I know this is not healthy. I have sought counselling but the hate is still there gnawing away at me.

altmember · 08/09/2021 12:48

Don't waste your energy on hating someone you no longer care about. And that's the critical bit - you have to not care a jot about him, his actions, what he might say to you or about you. Otherwise it'll eat you up inside and end up making you a bitter and horrible person. Pity him for the sad, pathetic individual that he is. And be nice to him (however much of a bastard he might still be being) because that'll disassociate him from the hatred in your mind.

If he is still being a horrible to you now, that's either because he's full of hatred himself (echoing and amplifying your feelings towards each other), or because he gets off on upsetting you still (a control thing).
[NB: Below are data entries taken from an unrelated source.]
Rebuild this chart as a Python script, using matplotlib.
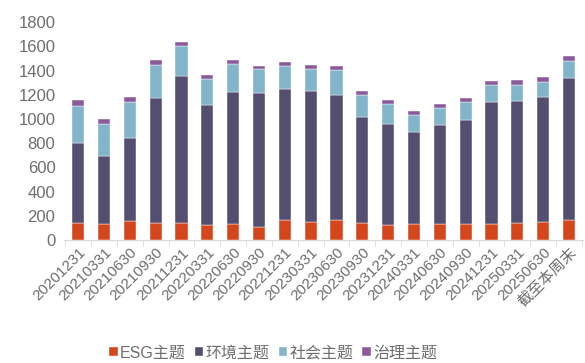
import numpy as np
import matplotlib
matplotlib.use("Agg")
import matplotlib.pyplot as plt
from matplotlib.ticker import FixedLocator

plt.rcParams['font.family'] = ['Liberation Sans', 'Noto Sans CJK SC', 'DejaVu Sans']

dates = ['20201231', '20210331', '20210630', '20210930', '20211231', '20220331',
         '20220630', '20220930', '20221231', '20230331', '20230630', '20230930',
         '20231231', '20240331', '20240630', '20240930', '20241231', '20250331',
         '20250630', '截至本周末']
esg = [140, 130, 155, 136, 136, 122, 130, 111, 166, 150, 166, 144, 122, 130, 130, 130, 130, 144, 150, 163]
env = [660, 560, 690, 1036, 1216, 997, 1094, 1105, 1083, 1080, 1036, 873, 836, 765, 823, 862, 1014, 1008, 1033, 1175]
social = [310, 270, 296, 277, 250, 208, 228, 194, 189, 185, 200, 180, 169, 141, 138, 149, 136, 128, 124, 141]
gov = [45, 40, 38, 36, 36, 37, 33, 31, 31, 32, 36, 34, 32, 31, 34, 34, 34, 38, 37, 40]

names = ['ESG主题', '环境主题', '社会主题', '治理主题']
colors = ['#D4461C', '#544F70', '#82B4CA', '#8B5A9C']

fig = plt.figure(figsize=(5.85, 3.63), dpi=100)
ax = fig.add_axes([0.109, 0.339, 0.888, 0.6])

x = np.arange(len(dates))
bottom = np.zeros(len(dates))
for vals, name, c in zip([esg, env, social, gov], names, colors):
    ax.bar(x, vals, 0.47, bottom=bottom, color=c, label=name,
           edgecolor='white', linewidth=0.3)
    bottom += np.array(vals)

ax.set_xlim(-0.56, len(dates) - 0.45)
ax.set_ylim(0, 1800)
ax.set_yticks(range(0, 1801, 200))
ax.set_xticks(x)
ax.set_xticklabels(dates, rotation=45, ha='right', rotation_mode='anchor')
ax.xaxis.set_minor_locator(FixedLocator(np.arange(-0.5, len(dates), 1.0)))
ax.tick_params(axis='x', which='major', length=0, pad=4, labelsize=11, colors='#6E6E6E')
ax.tick_params(axis='x', which='minor', length=4, color='#D9D9D9', direction='out')
ax.tick_params(axis='y', length=0, labelsize=12, colors='#6E6E6E', pad=6)
for s in ['top', 'right', 'left']:
    ax.spines[s].set_visible(False)
ax.spines['bottom'].set_color('#D9D9D9')

fig.legend(loc='center', bbox_to_anchor=(0.467, 0.028), ncol=4, frameon=False,
           fontsize=11.5, handlelength=0.55, handleheight=0.55, handletextpad=0.15,
           columnspacing=0.55, labelcolor='#6E6E6E')

fig.savefig('out.png', dpi=100)
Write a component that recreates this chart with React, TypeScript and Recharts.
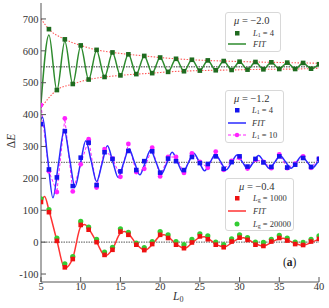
import React from "react";
import { ComposedChart, Line, Scatter, XAxis, YAxis, ReferenceLine } from "recharts";

// integer L0 grid used by the measured points
const L0 = [5, 6, 7, 8, 9, 10, 11, 12, 13, 14, 15, 16, 17, 18, 19, 20, 21, 22, 23, 24, 25, 26, 27, 28, 29, 30, 31, 32, 33, 34, 35, 36, 37, 38, 39, 40];

// mu = -2.0
const greenL1x = L0.slice(1);
const greenL1y = [668, 477, 636, 496, 617, 510, 603, 518, 595, 523, 589, 527, 584, 530, 579, 534, 575, 536, 572, 538, 570, 539, 568, 540, 566, 541, 565, 542, 564, 543, 563, 543, 562, 544, 558];
const greenFitY = [435, 650, 476, 630, 496, 614, 510, 601, 518, 594, 523, 589, 527, 584, 530, 579, 534, 575, 536, 572, 538, 570, 539, 568, 540, 566, 541, 565, 542, 564, 543, 563, 543, 562, 544, 558];
const upperEnvX = [5, 6, 8, 10, 12, 14, 16, 18, 20, 24, 28, 32, 36, 40];
const upperEnvY = [700, 668, 636, 617, 603, 595, 589, 584, 579, 572, 568, 565, 563, 561];
const lowerEnvX = [5, 7, 9, 11, 13, 15, 17, 19, 21, 25, 29, 33, 37, 40];
const lowerEnvY = [422, 477, 496, 510, 518, 523, 527, 530, 534, 538, 540, 542, 543, 545];

// mu = -1.2
const blueL1y = [370, 228, 203, 348, 176, 265, 312, 179, 282, 261, 222, 286, 226, 254, 285, 218, 262, 254, 226, 267, 248, 245, 269, 230, 251, 269, 237, 261, 250, 236, 269, 234, 243, 264, 236, 261];
const magentaL10y = [430, 222, 157, 388, 159, 244, 323, 171, 292, 262, 205, 308, 220, 230, 296, 206, 267, 267, 217, 278, 252, 233, 284, 227, 255, 264, 231, 258, 252, 232, 275, 232, 246, 269, 233, 262];
const blueFitX = [5, 5.2, 5.83, 6.5, 7.2, 7.92, 8.6, 9.28, 9.96, 10.64, 11.32, 12.0, 12.68, 13.36, 14.04, 14.72, 15.4, 16.08, 16.76, 17.44, 18.12, 18.8, 19.48, 20.16, 20.84, 21.52, 22.2, 22.88, 23.56, 24.24, 24.92, 25.6, 26.28, 26.96, 27.64, 28.32, 29.0, 29.68, 30.36, 31.04, 31.72, 32.4, 33.08, 33.76, 34.44, 35.12, 35.8, 36.48, 37.16, 37.84, 38.52, 39.2, 39.88, 40];
const blueFitY = [385, 392, 265, 139, 246, 352, 262, 173, 246, 318, 254, 190, 246, 302, 252, 203, 248, 292, 251, 211, 250, 289, 251, 214, 248, 282, 250, 219, 249, 279, 251, 224, 250, 275, 251, 227, 250, 273, 251, 229, 250, 272, 251, 231, 251, 271, 251, 232, 251, 270, 251, 233, 251, 253];

// mu = -0.4
const redLg1000y = [126, 94, 4, -79, -53, 54, 39, 0, -40, -24, 33, 23, -8, -25, -6, 23, 13, -8, -19, -1, 18, 9, -8, -16, 2, 14, 7, -8, -12, 2, 13, 5, -6, -9, 2, 10];
const greenLg20000y = [136, 102, 13, -68, -45, 65, 47, 9, -31, -16, 42, 31, -3, -17, 2, 33, 23, 2, -8, 9, 26, 20, 0, -8, 10, 23, 14, 0, -1, 9, 21, 13, 0, -1, 9, 20];
const redFitX = [5, 5.45, 6, 7, 8, 9, 10, 10.5, 11, 12, 13.1, 14, 15, 15.55, 16, 17, 18.1, 19, 20, 20.5, 21, 22, 23.1, 24, 25, 25.55, 26, 27, 28.1, 29, 30, 30.5, 31, 32, 33, 34, 35, 35.5, 36, 37, 38, 39, 40];
const redFitY = [123, 143, 100, 5, -82, -50, 48, 55, 42, 0, -43, -22, 28, 33, 27, -6, -26, -8, 20, 23, 17, -6, -19, -3, 15, 17, 12, -6, -15, -2, 12, 14, 9, -5, -12, -1, 11, 12, 7, -4, -10, -1, 9];

const refLevels = [550, 250, 0];
const xTicks = [5, 10, 15, 20, 25, 30, 35, 40];
const xMinorTicks = [7.5, 12.5, 17.5, 22.5, 27.5, 32.5, 37.5];
const yTicks = [-100, 0, 100, 200, 300, 400, 500, 600, 700];

const pts = (xs: number[], ys: number[]) => xs.map((x, i) => ({ x, y: ys[i] }));

const FONT = "'Liberation Serif', 'DejaVu Serif', serif";
const AXIS = "#555";

const square = (color: string, s: number) => (p: any) => (
  <rect x={p.cx - s / 2} y={p.cy - s / 2} width={s} height={s} fill={color} />
);
const dot = (color: string, r: number) => (p: any) => (
  <circle cx={p.cx} cy={p.cy} r={r} fill={color} />
);

const C = {
  greenSq: "#1f6b1f",
  greenLine: "#2e8b2e",
  env: "#ff5a5a",
  blue: "#1414ee",
  blueLine: "#2a2aff",
  magenta: "#ff22ff",
  red: "#ee1111",
  redLine: "#ff3333",
  lime: "#33cc33",
};

const Box: React.FC<{ left: number; top: number; width: number; height: number; children?: React.ReactNode }> = ({ left, top, width, height, children }) => (
  <div
    style={{
      position: "absolute",
      left,
      top,
      width,
      height,
      border: "1px solid #d8d8d8",
      borderRadius: 3,
      background: "rgba(255,255,255,0.9)",
      boxSizing: "border-box",
    }}
  >
    {children}
  </div>
);

const Txt: React.FC<{ left: number; top: number; size?: number; children?: React.ReactNode }> = ({ left, top, size = 8.5, children }) => (
  <div style={{ position: "absolute", left, top, fontSize: size, lineHeight: 1, whiteSpace: "nowrap", color: "#333", fontFamily: FONT }}>
    {children}
  </div>
);

const Mark: React.FC<{ left: number; top: number; kind: string; color: string }> = ({ left, top, kind, color }) => (
  <svg style={{ position: "absolute", left, top }} width={18} height={8}>
    {kind === "square" && <rect x={7} y={2} width={4.5} height={4.5} fill={color} />}
    {kind === "dot" && <circle cx={9} cy={4} r={2.5} fill={color} />}
    {kind === "line" && <line x1={0} y1={4} x2={18} y2={4} stroke={color} strokeWidth={1.5} />}
    {kind === "dashdot" && (
      <g>
        <line x1={0} y1={4} x2={18} y2={4} stroke={color} strokeWidth={1} strokeDasharray="3 2" />
        <circle cx={9} cy={4} r={2.2} fill={color} />
      </g>
    )}
  </svg>
);

const L = (sub: string) => (
  <>
    <i>L</i>
    <sub style={{ fontSize: "0.7em", verticalAlign: "-0.25em" }}>{sub}</sub>
  </>
);

const App: React.FC = () => {
  const tickStyle = { fontSize: 10.5, fill: "#333", fontFamily: FONT };
  return (
    <div style={{ position: "absolute", left: 0, top: 0, width: 329, height: 308, background: "#fff", fontFamily: FONT }}>
      <ComposedChart width={329} height={308} margin={{ top: 3, right: 10, bottom: 0, left: 0 }}>
        <XAxis dataKey="x" type="number" domain={[5, 40]} ticks={xTicks} interval={0} tickSize={-5} tickMargin={6} height={26} stroke={AXIS} tick={tickStyle} allowDataOverflow />
        <XAxis xAxisId="bm" type="number" domain={[5, 40]} ticks={xMinorTicks} interval={0} tickSize={-3} height={0} axisLine={false} tick={false} stroke={AXIS} allowDataOverflow />
        <XAxis xAxisId="top" orientation="top" type="number" domain={[5, 40]} ticks={xTicks} interval={0} tickSize={-5} height={0} tick={false} stroke={AXIS} allowDataOverflow />
        <XAxis xAxisId="tm" orientation="top" type="number" domain={[5, 40]} ticks={xMinorTicks} interval={0} tickSize={-3} height={0} axisLine={false} tick={false} stroke={AXIS} allowDataOverflow />
        <YAxis type="number" domain={[-125, 750]} ticks={yTicks} interval={0} tickSize={-5} tickMargin={7.5} width={41} stroke={AXIS} tick={tickStyle} allowDataOverflow />
        <YAxis yAxisId="r" orientation="right" type="number" domain={[-125, 750]} ticks={yTicks} interval={0} tickSize={-5} width={0} tick={false} stroke={AXIS} allowDataOverflow />

        {refLevels.map((v) => (
          <ReferenceLine key={v} y={v} stroke="#777" strokeWidth={1.3} strokeDasharray="1.5 1" />
        ))}

        <Line data={pts(upperEnvX, upperEnvY)} dataKey="y" type="monotone" stroke={C.env} strokeWidth={1.1} strokeDasharray="1.5 1.5" dot={false} activeDot={false} isAnimationActive={false} />
        <Line data={pts(lowerEnvX, lowerEnvY)} dataKey="y" type="monotone" stroke={C.env} strokeWidth={1.1} strokeDasharray="1.5 1.5" dot={false} activeDot={false} isAnimationActive={false} />
        <Line data={pts(L0, greenFitY)} dataKey="y" type="monotone" stroke={C.greenLine} strokeWidth={1.5} dot={false} activeDot={false} isAnimationActive={false} />
        <Scatter data={pts(greenL1x, greenL1y)} dataKey="y" shape={square(C.greenSq, 4.6)} isAnimationActive={false} />

        <Line data={pts(L0, magentaL10y)} dataKey="y" type="linear" stroke={C.magenta} strokeWidth={1} strokeDasharray="3 2" dot={false} activeDot={false} isAnimationActive={false} />
        <Line data={pts(blueFitX, blueFitY)} dataKey="y" type="monotone" stroke={C.blueLine} strokeWidth={1.5} dot={false} activeDot={false} isAnimationActive={false} />
        <Scatter data={pts(L0, magentaL10y)} dataKey="y" shape={dot(C.magenta, 2.4)} isAnimationActive={false} />
        <Scatter data={pts(L0, blueL1y)} dataKey="y" shape={square(C.blue, 4.6)} isAnimationActive={false} />

        <Line data={pts(redFitX, redFitY)} dataKey="y" type="monotone" stroke={C.redLine} strokeWidth={1.5} dot={false} activeDot={false} isAnimationActive={false} />
        <Scatter data={pts(L0, greenLg20000y)} dataKey="y" shape={dot(C.lime, 2.6)} isAnimationActive={false} />
        <Scatter data={pts(L0, redLg1000y)} dataKey="y" shape={square(C.red, 4.6)} isAnimationActive={false} />
      </ComposedChart>

      {/* axis titles */}
      <div style={{ position: "absolute", left: 4, top: 135, transform: "rotate(-90deg)", fontSize: 11.5, color: "#333", whiteSpace: "nowrap" }}>
        Δ<i>E</i>
      </div>
      <div style={{ position: "absolute", left: 173, top: 290, fontSize: 11.5, color: "#333", whiteSpace: "nowrap" }}>
        {L("0")}
      </div>

      {/* legends */}
      <Box left={225} top={12} width={56} height={40}>
        <Txt left={8} top={3} size={10.5}>
          <i>μ</i> = −2.0
        </Txt>
        <Mark left={2} top={16} kind="square" color={C.greenSq} />
        <Txt left={27} top={16}>{L("1")} = 4</Txt>
        <Mark left={2} top={27} kind="line" color={C.greenLine} />
        <Txt left={27} top={27}>
          <i>FIT</i>
        </Txt>
      </Box>

      <Box left={225} top={90} width={59} height={53}>
        <Txt left={8} top={3} size={10.5}>
          <i>μ</i> = −1.2
        </Txt>
        <Mark left={2} top={15} kind="square" color={C.blue} />
        <Txt left={26} top={15}>{L("1")} = 4</Txt>
        <Mark left={2} top={28} kind="line" color={C.blueLine} />
        <Txt left={26} top={28}>
          <i>FIT</i>
        </Txt>
        <Mark left={2} top={40} kind="dashdot" color={C.magenta} />
        <Txt left={26} top={40}>{L("1")} = 10</Txt>
      </Box>

      <Box left={225} top={178} width={69} height={53}>
        <Txt left={13} top={3} size={10.5}>
          <i>μ</i> = −0.4
        </Txt>
        <Mark left={2} top={15} kind="square" color={C.red} />
        <Txt left={27} top={15}>{L("g")} = 1000</Txt>
        <Mark left={2} top={28} kind="line" color={C.redLine} />
        <Txt left={27} top={28}>
          <i>FIT</i>
        </Txt>
        <Mark left={2} top={41} kind="dot" color={C.lime} />
        <Txt left={27} top={41}>{L("g")} = 20000</Txt>
      </Box>

      <div style={{ position: "absolute", left: 283, top: 256, fontSize: 11.5, color: "#222", whiteSpace: "nowrap" }}>
        (<b>a</b>)
      </div>
    </div>
  );
};

export default App;
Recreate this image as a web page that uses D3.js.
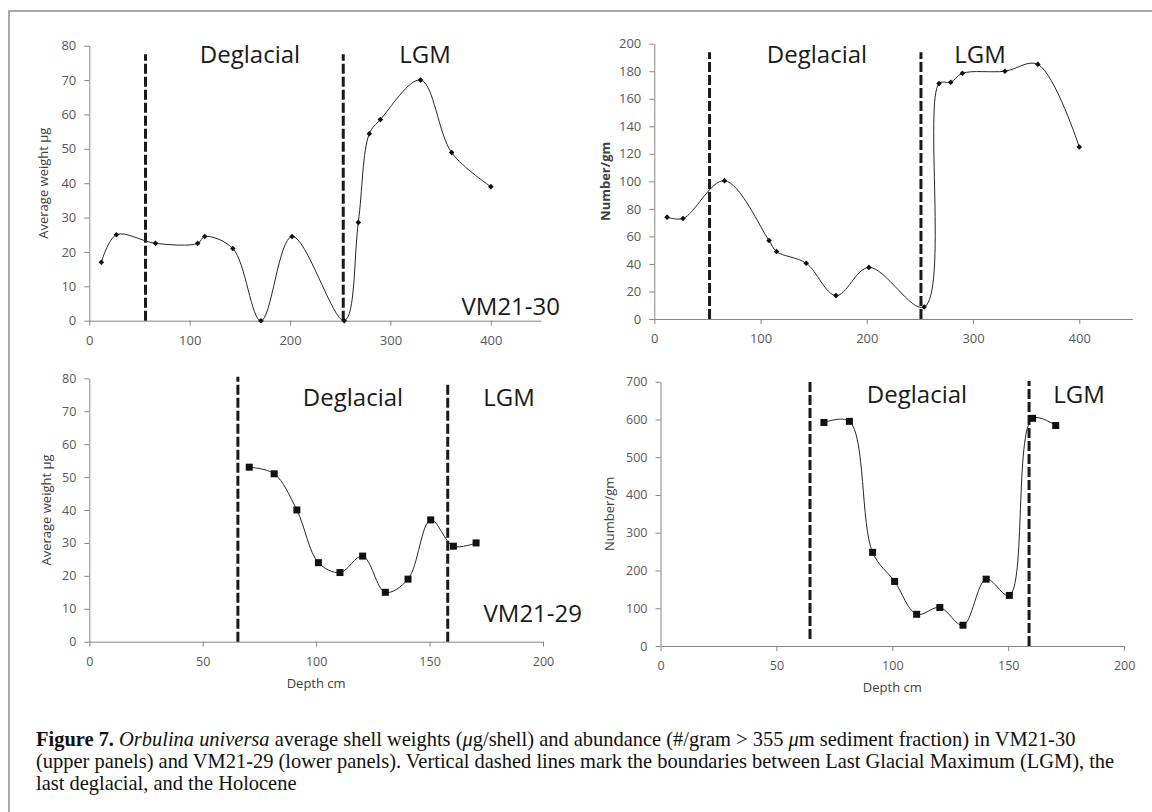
<!DOCTYPE html>
<html>
<head>
<meta charset="utf-8">
<script src="https://cdn.jsdelivr.net/npm/d3@7"></script>
<style>
body { margin: 0; background: #fff; }
svg { display: block; }
.tick text { font-family: "Open Sans", sans-serif; fill: #595959; }
.axis path, .axis line { stroke: #868686; }
</style>
</head>
<body>
<svg id="fig" width="1152" height="812"></svg>
<script>
// VM21-30 (upper panels)
var depth30 = [12, 27, 66, 108, 115, 143, 171, 202, 254, 268, 279, 290, 330, 361, 400];
var weight30 = [17, 25, 22.5, 22.5, 24.5, 21, 0, 24.5, 0, 28.6, 54.4, 58.5, 70, 48.9, 39];
var number30 = [74, 73, 100.5, 57, 49, 40.5, 17, 37.5, 8.7, 171, 172, 178.5, 180, 185, 125];

// VM21-29 (lower panels)
var depth29 = [70.5, 81.5, 91.5, 101, 110.5, 120.5, 130.5, 140.5, 150.5, 160.5, 170.5];
var weight29 = [53, 51, 40, 24, 21, 26, 15, 19, 37, 29, 30];
var number29 = [592, 595, 248, 171, 84, 102, 55, 177, 134, 603, 584];

// boundary depths (dashed lines) per panel
var bounds30w = [56, 253];
var bounds30n = [52, 251];
var bounds29w = [65.5, 158];
var bounds29n = [64.5, 159];

// tick labels
var xTicks30 = [0, 100, 200, 300, 400];
var xTicks29 = [0, 50, 100, 150, 200];
var yTicksWeight = [0, 10, 20, 30, 40, 50, 60, 70, 80];
var yTicksNum30 = [0, 20, 40, 60, 80, 100, 120, 140, 160, 180, 200];
var yTicksNum29 = [0, 100, 200, 300, 400, 500, 600, 700];

var svg = d3.select("#fig");

// figure frame (left and top edges)
svg.append("path")
    .attr("d", "M9,812V11H1152")
    .attr("fill", "none")
    .attr("stroke", "#8c8c8c")
    .attr("stroke-width", 1.5);

var panels = [
    {depth: depth30, vals: weight30, bounds: bounds30w, dashY: [[0, 77.5], [0, 77.5]],
     xDom: [0, 450], xR: [89.3, 541], yDom: [0, 80], yR: [320.7, 45.7],
     xTicks: xTicks30, yTicks: yTicksWeight, fs: 13,
     title: "Average weight µg", titleX: 43, bold: false, marker: "diamond",
     labY: 63.3, degX: 250, lgmX: 425, core: "VM21-30", coreX: 560, coreY: 315},
    {depth: depth30, vals: number30, bounds: bounds30n, dashY: [[0, 193.7], [0, 193.7]],
     xDom: [0, 450], xR: [654.3, 1132.4], yDom: [0, 200], yR: [319, 43.7],
     xTicks: xTicks30, yTicks: yTicksNum30, fs: 13,
     title: "Number/gm", titleX: 605, bold: true, marker: "diamond",
     labY: 63.3, degX: 817, lgmX: 980},
    {depth: depth29, vals: weight29, bounds: bounds29w, dashY: [[0, 80.5], [0, 78.8]],
     xDom: [0, 200], xR: [89.3, 543], yDom: [0, 80], yR: [641.7, 378.3],
     xTicks: xTicks29, yTicks: yTicksWeight, fs: 12.5,
     title: "Average weight µg", titleX: 46, bold: false, marker: "square",
     labY: 406, degX: 353, lgmX: 509, core: "VM21-29", coreX: 582, coreY: 621.7,
     depthLabel: 688},
    {depth: depth29, vals: number29, bounds: bounds29n, dashY: [[18.5, 700], [0, 702]],
     xDom: [0, 200], xR: [660.5, 1124.1], yDom: [0, 700], yR: [646, 381.7],
     xTicks: xTicks29, yTicks: yTicksNum29, fs: 12.5,
     title: "Number/gm", titleX: 609, bold: false, marker: "square",
     labY: 403.3, degX: 917, lgmX: 1079, depthLabel: 692}
];

panels.forEach(function (p) {
    var x = d3.scaleLinear().domain(p.xDom).range(p.xR);
    var y = d3.scaleLinear().domain(p.yDom).range(p.yR);
    var g = svg.append("g");

    // axes
    g.append("g")
        .attr("class", "axis")
        .attr("transform", "translate(0," + p.yR[0] + ")")
        .call(d3.axisBottom(x).tickValues(p.xTicks).tickSize(5).tickSizeOuter(0).tickPadding(10));
    g.append("g")
        .attr("class", "axis")
        .attr("transform", "translate(" + p.xR[0] + ",0)")
        .call(d3.axisLeft(y).tickValues(p.yTicks).tickSize(5).tickSizeOuter(0).tickPadding(8));
    g.selectAll(".tick text").style("font-size", p.fs + "px");

    // boundary lines
    p.bounds.forEach(function (b, i) {
        g.append("line")
            .attr("x1", x(b)).attr("x2", x(b))
            .attr("y1", y(p.dashY[i][0])).attr("y2", y(p.dashY[i][1]))
            .attr("stroke", "#1a1a1a")
            .attr("stroke-width", 3)
            .attr("stroke-dasharray", "10,3");
    });

    // smoothed series line
    var pts = p.depth.map(function (d, i) { return [d, p.vals[i]]; });
    var line = d3.line()
        .x(function (d) { return x(d[0]); })
        .y(function (d) { return y(d[1]); })
        .curve(d3.curveCatmullRom.alpha(0.5));
    g.append("path")
        .datum(pts)
        .attr("d", line)
        .attr("fill", "none")
        .attr("stroke", "#262626")
        .attr("stroke-width", 1);

    // markers
    if (p.marker == "diamond") {
        g.selectAll(".pt").data(pts).enter().append("path")
            .attr("transform", function (d) { return "translate(" + x(d[0]) + "," + y(d[1]) + ")"; })
            .attr("d", "M0,-2.8L2.8,0L0,2.8L-2.8,0Z")
            .attr("fill", "#111");
    } else {
        g.selectAll(".pt").data(pts).enter().append("rect")
            .attr("x", function (d) { return x(d[0]) - 3.5; })
            .attr("y", function (d) { return y(d[1]) - 3.5; })
            .attr("width", 7).attr("height", 7)
            .attr("fill", "#111");
    }

    // y title
    g.append("text")
        .attr("transform", "translate(" + p.titleX + "," + ((p.yR[0] + p.yR[1]) / 2) + ") rotate(-90)")
        .attr("text-anchor", "middle")
        .attr("dy", "0.35em")
        .style("font-family", "'Open Sans', sans-serif")
        .style("font-size", "13px")
        .style("font-weight", p.bold ? "bold" : "normal")
        .attr("fill", "#404040")
        .text(p.title);

    // period labels
    [["Deglacial", p.degX], ["LGM", p.lgmX]].forEach(function (t) {
        g.append("text")
            .attr("x", t[1]).attr("y", p.labY)
            .attr("text-anchor", "middle")
            .style("font-family", "'Open Sans', sans-serif")
            .style("font-size", "24px")
            .attr("fill", "#1a1a1a")
            .text(t[0]);
    });

    if (p.core) {
        g.append("text")
            .attr("x", p.coreX).attr("y", p.coreY)
            .attr("text-anchor", "end")
            .style("font-family", "'Open Sans', sans-serif")
            .style("font-size", "24px")
            .attr("fill", "#1a1a1a")
            .text(p.core);
    }

    if (p.depthLabel) {
        g.append("text")
            .attr("x", x(100)).attr("y", p.depthLabel)
            .attr("text-anchor", "middle")
            .style("font-family", "'Open Sans', sans-serif")
            .style("font-size", "13px")
            .attr("fill", "#404040")
            .text("Depth cm");
    }
});

// caption
var capLines = [
    [["Figure 7.", "bold"], [" ", ""], ["Orbulina universa", "italic"],
     [" average shell weights (", ""], ["μ", "italic"], ["g/shell) and abundance (#/gram > 355 ", ""],
     ["μ", "italic"], ["m sediment fraction) in VM21-30", ""]],
    [["(upper panels) and VM21-29 (lower panels). Vertical dashed lines mark the boundaries between Last Glacial Maximum (LGM), the", ""]],
    [["last deglacial, and the Holocene", ""]]
];
var capY = [746, 768, 790];
var cap = svg.append("g")
    .style("font-family", "'Liberation Serif', 'Times New Roman', serif")
    .style("font-size", "18px")
    .attr("fill", "#111");
var capTexts = capLines.map(function (ln, i) {
    var t = cap.append("text").attr("x", 36).attr("y", capY[i]);
    ln.forEach(function (s) {
        var ts = t.append("tspan").text(s[0]);
        if (s[1] == "bold") ts.style("font-weight", "bold");
        if (s[1] == "italic") ts.style("font-style", "italic");
    });
    return t;
});
// fit caption width to the first line's span
var w = capTexts[0].node().getComputedTextLength();
cap.style("font-size", (18 * 1040 / w) + "px");
</script>
</body>
</html>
So by being nice (or at least neutral) towards him then if it's a controlling for him, then he'll lose that control. And it's just because he's bitter as well, then one of you needs to break the cycle by sweetening things up a bit. It'll be better for you, and for the kids (and him too, but that's a necessary byproduct, not a primary objective).

CoastalMum101 · 08/09/2021 12:51

I still hate my ex with a burning passion over a decade later. I try and channel my anger into doing positive things for myself - exercise, writing etc. A lot of my anger is with myself for allowing myself to be abused for so long so I like to use that anger to reward myself for each day I manage to get through without him.

unicornsarereal72 · 08/09/2021 16:26

I find consciously changing my mind set when ex drifts into my thoughts. I consciously think about my Latinate pudding. What ice cream I would have. Sauce etc etc. I visually build the pudding in my mind.

I spent a lot of time on this and yet to come with a conclusion of what the dessert would look like.

Live your best life for you. You deserve it.

Moonface123 · 08/09/2021 16:31

Just try and draw a line under it.
Switch thoughts, and know that his behaviour is on him, not you.
Look forward to a much better future, without him ruining it, and peace of mind.